A testemunha admitiu em tribunal que "só quando a Câmara Municipal de Alcochete (CMA) mudou de cor (CDU para PS) é que se conseguiu licenciar o Freeport".
O tribunal inquiriu também o arquiteto Paulo Miguel Perlouro, do ateliê Promontório, que disse não ter uma explicação para o facto de em finais de 2001 ou início de 2002 a sua equipa, muito experiente na conceção de centros comerciais, ter sido afastada do projeto pelos ingleses do Freeport a favor do atelier de arquitetos Capinha Lopes, que até então não tinha credenciais naquele tipo de projetos.
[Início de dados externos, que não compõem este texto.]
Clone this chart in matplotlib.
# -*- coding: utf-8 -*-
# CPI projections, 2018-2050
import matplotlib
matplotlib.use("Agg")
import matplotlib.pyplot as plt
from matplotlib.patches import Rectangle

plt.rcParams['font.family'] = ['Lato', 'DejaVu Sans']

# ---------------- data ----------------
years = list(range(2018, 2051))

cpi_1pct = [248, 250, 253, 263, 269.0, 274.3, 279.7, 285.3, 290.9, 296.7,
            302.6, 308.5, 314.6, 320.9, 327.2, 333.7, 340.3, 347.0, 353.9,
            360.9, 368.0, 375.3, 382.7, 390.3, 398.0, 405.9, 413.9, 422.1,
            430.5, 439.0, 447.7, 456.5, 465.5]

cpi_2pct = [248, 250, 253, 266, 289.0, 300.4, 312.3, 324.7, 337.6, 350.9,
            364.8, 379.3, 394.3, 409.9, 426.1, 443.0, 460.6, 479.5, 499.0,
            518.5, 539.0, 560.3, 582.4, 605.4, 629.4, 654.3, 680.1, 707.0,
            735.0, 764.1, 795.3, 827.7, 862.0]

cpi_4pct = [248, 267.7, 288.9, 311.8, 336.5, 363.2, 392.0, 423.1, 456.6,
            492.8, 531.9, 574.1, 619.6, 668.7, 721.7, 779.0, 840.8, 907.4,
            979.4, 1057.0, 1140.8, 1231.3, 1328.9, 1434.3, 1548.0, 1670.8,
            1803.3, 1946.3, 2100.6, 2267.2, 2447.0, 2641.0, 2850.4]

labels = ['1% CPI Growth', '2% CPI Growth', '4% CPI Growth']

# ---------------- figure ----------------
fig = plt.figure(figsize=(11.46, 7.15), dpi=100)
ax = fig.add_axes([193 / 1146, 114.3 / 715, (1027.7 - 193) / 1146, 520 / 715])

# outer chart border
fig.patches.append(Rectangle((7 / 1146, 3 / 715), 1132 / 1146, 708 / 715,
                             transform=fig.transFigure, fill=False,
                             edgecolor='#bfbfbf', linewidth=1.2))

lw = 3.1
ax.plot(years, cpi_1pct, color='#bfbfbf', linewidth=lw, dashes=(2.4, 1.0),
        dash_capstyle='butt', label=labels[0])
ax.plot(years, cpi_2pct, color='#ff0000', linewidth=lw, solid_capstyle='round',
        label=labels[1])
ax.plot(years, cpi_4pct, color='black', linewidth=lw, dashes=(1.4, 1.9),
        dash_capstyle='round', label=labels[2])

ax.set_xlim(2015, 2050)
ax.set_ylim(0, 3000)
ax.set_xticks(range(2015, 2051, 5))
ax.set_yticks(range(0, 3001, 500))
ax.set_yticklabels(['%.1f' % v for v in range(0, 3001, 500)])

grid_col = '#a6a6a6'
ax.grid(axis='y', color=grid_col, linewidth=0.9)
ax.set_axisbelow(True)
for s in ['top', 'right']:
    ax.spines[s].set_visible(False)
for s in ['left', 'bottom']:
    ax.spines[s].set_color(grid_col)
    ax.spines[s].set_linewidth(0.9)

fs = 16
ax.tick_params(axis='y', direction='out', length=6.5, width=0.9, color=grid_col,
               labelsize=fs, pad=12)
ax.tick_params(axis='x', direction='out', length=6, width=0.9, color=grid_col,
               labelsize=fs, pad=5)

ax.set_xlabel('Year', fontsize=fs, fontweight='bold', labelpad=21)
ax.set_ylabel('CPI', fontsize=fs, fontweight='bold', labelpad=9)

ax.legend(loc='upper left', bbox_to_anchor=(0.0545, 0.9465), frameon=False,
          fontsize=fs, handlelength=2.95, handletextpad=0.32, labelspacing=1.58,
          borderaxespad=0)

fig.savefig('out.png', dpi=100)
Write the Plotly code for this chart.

Recordou que, na altura, não se preocupou muito com os motivos que levaram a Freeport a optar pela Capinha Lopes, já que a sua prioridade era a de que os ingleses pagassem as faturas acumuladas durante meses.
A sessão voltou a ficar marcada pelas discordâncias entre o procurador Vitor Pinto e a advogada de defesa dos arguidos, Paulo Lourenço, sobre os documentos que podem ser exibidos às testemunhas, com a causídica a queixar-se de que o Ministério Público está a extravasar o objeto do processo (crime de tentativa de extorsão).
O coletivo de juízes decidiu, contudo, dar maior latitude ao julgamento, justificando que o tipo de criminalidade económica em causa aconselha que para o apuramento da verdade sejam mostrados tais documentos.
O processo Freeport teve na sua origem suspeitas de corrupção e tráfico de influências na alteração à Zona de Proteção Especial do Estuário do Tejo e licenciamento do espaço comercial em Alcochete quando era ministro do Ambiente José Sócrates, que veio mais tarde a ser primeiro-ministro.
Os dois arguidos - Charles Smith e Manuel Pedro - respondem por tentativa de extorsão.